Starting at the line that contains "Emit a Python" and stopping after the line that contains "from bokeh.resources import INLINE", copy the lines exactly. Pictures are left out.

-- Begin The records --

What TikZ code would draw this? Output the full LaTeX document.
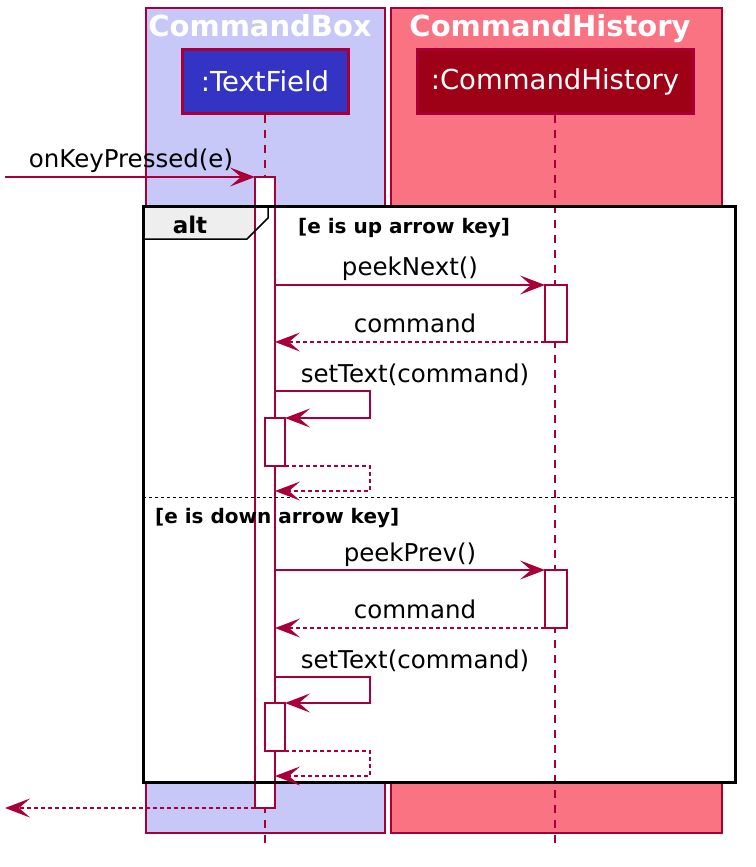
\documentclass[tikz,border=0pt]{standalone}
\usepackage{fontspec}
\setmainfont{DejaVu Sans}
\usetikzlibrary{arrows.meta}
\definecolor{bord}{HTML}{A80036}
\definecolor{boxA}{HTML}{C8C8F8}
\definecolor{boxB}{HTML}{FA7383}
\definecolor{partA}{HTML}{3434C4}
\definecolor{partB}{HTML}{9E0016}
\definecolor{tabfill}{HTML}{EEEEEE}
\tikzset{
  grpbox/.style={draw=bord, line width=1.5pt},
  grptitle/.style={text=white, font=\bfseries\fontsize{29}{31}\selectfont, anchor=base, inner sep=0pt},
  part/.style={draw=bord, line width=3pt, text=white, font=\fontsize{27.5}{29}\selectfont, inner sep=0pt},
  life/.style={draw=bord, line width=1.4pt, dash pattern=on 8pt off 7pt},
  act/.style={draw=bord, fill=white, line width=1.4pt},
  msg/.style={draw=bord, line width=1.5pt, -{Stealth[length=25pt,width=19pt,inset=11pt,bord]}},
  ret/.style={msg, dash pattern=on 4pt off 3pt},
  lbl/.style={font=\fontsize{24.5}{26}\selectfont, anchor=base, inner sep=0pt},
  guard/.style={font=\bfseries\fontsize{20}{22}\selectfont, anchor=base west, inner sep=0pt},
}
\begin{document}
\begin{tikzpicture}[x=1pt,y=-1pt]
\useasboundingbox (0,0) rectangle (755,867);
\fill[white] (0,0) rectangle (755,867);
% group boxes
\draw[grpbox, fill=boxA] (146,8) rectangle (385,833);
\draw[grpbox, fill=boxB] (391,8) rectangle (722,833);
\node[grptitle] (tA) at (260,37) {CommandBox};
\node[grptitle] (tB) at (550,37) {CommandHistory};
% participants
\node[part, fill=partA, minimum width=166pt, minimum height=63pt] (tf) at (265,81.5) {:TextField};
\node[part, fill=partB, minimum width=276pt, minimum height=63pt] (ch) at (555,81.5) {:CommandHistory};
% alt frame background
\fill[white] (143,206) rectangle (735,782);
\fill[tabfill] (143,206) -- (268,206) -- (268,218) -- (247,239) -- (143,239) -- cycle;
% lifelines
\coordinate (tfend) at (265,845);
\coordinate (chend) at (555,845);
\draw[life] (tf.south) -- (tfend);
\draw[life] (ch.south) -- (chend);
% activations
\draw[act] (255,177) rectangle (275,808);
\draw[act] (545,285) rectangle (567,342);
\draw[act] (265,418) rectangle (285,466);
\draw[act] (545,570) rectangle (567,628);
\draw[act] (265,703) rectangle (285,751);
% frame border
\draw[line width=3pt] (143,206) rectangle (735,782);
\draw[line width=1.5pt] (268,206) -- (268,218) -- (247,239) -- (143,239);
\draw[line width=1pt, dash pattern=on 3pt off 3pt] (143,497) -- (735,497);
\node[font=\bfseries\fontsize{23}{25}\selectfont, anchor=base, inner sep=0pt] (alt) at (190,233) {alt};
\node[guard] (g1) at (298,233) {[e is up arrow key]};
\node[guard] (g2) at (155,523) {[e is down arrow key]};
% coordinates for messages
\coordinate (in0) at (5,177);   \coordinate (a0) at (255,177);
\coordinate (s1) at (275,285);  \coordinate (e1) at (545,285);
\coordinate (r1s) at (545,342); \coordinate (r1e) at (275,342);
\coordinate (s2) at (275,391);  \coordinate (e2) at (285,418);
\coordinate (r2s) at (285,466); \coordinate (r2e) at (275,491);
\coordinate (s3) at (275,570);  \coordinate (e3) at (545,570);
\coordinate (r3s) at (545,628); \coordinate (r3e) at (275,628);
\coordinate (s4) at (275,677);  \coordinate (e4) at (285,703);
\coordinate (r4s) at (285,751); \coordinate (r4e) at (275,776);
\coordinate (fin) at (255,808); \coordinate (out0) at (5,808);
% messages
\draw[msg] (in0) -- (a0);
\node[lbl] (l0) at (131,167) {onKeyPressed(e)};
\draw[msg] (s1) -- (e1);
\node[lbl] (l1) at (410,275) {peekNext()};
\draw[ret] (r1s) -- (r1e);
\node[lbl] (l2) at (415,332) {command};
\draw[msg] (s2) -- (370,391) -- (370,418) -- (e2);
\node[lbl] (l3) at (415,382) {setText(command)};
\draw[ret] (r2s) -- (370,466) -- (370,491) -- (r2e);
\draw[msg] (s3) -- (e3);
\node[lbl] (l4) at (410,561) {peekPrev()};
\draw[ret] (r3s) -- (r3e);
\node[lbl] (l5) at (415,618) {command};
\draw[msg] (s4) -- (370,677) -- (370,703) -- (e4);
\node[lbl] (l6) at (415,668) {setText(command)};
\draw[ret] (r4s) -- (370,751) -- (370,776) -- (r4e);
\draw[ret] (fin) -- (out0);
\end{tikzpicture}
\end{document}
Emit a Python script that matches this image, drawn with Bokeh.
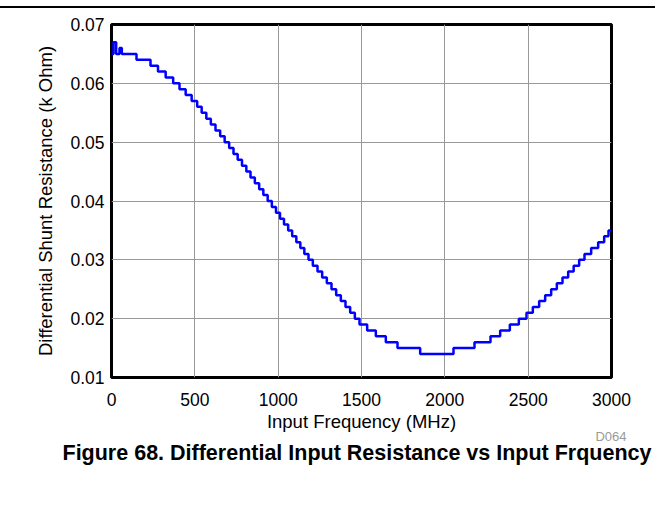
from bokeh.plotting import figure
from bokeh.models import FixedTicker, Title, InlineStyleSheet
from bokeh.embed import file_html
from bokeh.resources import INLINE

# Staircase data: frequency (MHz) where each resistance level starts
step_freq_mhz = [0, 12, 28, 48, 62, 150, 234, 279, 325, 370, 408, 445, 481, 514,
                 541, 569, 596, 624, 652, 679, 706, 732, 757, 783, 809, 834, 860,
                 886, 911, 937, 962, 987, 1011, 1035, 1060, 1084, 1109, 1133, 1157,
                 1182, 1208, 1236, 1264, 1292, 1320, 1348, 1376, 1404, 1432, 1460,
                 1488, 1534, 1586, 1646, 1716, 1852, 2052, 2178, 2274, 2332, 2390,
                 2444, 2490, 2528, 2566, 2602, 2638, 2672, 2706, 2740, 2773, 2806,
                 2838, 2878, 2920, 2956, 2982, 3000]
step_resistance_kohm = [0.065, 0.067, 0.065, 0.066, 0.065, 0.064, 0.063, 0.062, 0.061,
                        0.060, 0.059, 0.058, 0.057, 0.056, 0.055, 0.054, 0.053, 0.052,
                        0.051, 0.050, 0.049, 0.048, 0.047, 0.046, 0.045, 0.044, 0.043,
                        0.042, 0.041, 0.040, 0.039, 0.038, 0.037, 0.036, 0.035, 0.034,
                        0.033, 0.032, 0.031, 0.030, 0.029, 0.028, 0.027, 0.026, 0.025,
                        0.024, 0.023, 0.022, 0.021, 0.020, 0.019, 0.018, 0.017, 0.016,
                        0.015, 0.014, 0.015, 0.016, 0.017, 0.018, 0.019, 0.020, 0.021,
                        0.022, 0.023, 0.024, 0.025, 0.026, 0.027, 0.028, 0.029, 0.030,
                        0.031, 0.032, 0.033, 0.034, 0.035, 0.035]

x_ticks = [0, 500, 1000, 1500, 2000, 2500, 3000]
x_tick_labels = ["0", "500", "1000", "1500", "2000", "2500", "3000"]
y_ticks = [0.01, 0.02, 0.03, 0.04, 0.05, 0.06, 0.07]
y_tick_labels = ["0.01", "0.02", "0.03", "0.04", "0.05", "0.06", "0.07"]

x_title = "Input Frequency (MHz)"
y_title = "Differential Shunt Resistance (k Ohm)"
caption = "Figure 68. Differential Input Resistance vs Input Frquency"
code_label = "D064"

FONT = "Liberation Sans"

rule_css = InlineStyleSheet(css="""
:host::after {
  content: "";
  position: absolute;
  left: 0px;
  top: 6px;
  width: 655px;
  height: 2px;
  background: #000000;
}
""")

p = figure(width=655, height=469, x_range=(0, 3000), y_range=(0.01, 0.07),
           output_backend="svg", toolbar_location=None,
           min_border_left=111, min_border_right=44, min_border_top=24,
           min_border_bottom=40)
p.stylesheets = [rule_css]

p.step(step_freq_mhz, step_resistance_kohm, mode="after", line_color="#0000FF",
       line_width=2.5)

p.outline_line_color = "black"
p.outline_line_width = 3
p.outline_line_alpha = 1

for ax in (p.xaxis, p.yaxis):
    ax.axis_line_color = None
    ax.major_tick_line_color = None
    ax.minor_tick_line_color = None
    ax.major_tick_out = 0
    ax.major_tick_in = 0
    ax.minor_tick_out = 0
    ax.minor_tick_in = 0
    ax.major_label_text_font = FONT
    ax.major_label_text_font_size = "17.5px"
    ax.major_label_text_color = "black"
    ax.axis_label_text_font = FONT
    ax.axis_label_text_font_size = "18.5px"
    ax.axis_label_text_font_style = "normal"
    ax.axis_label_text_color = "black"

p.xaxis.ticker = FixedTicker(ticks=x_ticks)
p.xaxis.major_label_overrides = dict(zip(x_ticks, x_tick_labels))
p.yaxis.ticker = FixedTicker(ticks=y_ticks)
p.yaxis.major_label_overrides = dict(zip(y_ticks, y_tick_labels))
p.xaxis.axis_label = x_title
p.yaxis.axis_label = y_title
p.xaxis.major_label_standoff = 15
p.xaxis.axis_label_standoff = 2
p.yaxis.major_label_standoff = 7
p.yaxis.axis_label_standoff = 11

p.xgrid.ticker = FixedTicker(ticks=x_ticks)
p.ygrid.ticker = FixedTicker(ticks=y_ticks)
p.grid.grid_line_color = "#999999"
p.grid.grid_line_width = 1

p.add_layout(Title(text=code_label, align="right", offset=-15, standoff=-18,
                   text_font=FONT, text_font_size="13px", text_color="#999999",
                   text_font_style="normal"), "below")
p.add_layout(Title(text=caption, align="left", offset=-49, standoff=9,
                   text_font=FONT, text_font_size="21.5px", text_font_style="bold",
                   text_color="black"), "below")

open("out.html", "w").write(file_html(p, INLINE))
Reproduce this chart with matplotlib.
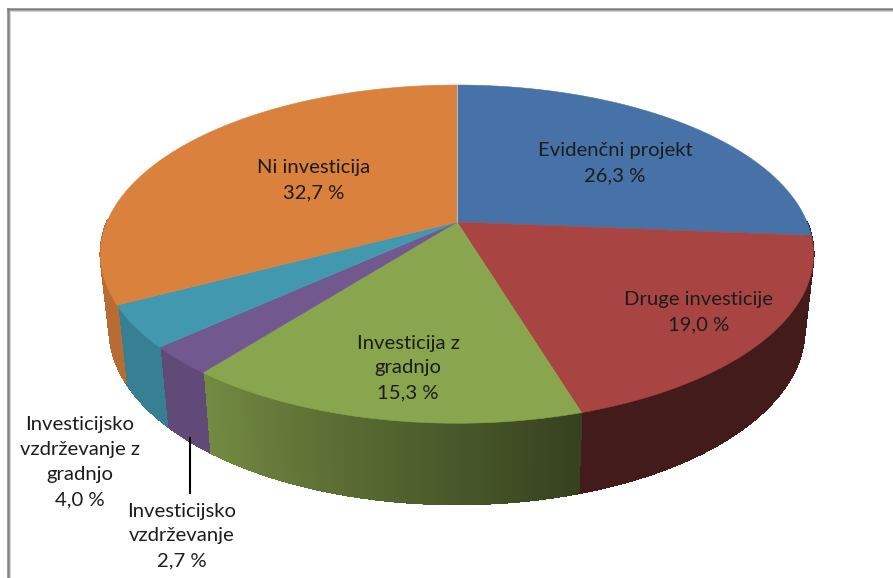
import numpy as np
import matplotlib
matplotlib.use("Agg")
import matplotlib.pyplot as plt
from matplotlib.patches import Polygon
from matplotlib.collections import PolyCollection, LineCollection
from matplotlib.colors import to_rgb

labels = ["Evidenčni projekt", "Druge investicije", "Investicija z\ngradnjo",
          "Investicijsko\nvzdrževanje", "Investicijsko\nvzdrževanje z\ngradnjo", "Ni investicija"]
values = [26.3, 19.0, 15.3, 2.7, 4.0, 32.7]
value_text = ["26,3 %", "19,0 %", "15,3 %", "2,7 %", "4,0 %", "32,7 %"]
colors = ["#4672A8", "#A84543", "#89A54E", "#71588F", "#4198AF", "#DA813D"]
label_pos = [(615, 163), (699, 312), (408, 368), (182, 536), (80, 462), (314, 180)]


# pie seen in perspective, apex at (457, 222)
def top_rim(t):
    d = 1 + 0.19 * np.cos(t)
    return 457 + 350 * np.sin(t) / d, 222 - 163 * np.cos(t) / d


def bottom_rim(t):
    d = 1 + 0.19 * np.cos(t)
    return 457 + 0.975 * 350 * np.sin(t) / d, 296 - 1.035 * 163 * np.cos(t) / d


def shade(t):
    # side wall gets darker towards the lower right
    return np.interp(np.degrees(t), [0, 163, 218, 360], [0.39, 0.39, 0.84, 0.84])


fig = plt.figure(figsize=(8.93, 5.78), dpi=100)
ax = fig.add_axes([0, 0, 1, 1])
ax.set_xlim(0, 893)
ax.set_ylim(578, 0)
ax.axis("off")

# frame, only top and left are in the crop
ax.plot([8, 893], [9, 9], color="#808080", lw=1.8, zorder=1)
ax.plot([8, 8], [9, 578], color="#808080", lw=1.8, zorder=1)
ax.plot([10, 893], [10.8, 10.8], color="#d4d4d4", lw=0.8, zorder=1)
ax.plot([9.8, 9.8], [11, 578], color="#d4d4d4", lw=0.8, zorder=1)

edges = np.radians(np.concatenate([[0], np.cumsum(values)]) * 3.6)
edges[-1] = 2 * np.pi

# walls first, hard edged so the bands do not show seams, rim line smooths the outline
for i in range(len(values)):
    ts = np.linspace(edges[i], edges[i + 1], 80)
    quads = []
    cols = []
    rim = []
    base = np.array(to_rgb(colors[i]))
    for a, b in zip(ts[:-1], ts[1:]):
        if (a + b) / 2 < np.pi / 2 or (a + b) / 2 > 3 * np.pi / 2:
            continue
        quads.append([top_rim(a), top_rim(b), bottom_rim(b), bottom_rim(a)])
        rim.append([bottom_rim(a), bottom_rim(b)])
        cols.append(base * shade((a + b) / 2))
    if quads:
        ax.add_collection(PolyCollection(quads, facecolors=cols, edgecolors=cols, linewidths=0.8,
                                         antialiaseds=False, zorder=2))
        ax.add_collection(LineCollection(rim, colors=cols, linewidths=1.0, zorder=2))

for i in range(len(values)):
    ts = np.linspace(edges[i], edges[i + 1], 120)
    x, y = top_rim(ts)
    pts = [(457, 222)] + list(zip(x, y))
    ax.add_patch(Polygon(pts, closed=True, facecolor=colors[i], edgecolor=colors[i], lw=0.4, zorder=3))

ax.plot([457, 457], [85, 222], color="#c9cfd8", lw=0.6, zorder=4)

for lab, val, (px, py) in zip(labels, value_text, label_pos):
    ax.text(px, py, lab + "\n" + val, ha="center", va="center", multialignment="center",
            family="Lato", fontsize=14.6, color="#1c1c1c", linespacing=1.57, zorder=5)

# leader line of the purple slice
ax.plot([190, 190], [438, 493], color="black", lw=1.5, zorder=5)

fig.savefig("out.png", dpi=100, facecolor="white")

-- End The records --

● Answer below:
Emit a Python script that matches this image, drawn with Bokeh.
from bokeh.plotting import figure
from bokeh.models import FixedTicker, Title, InlineStyleSheet
from bokeh.embed import file_html
from bokeh.resources import INLINE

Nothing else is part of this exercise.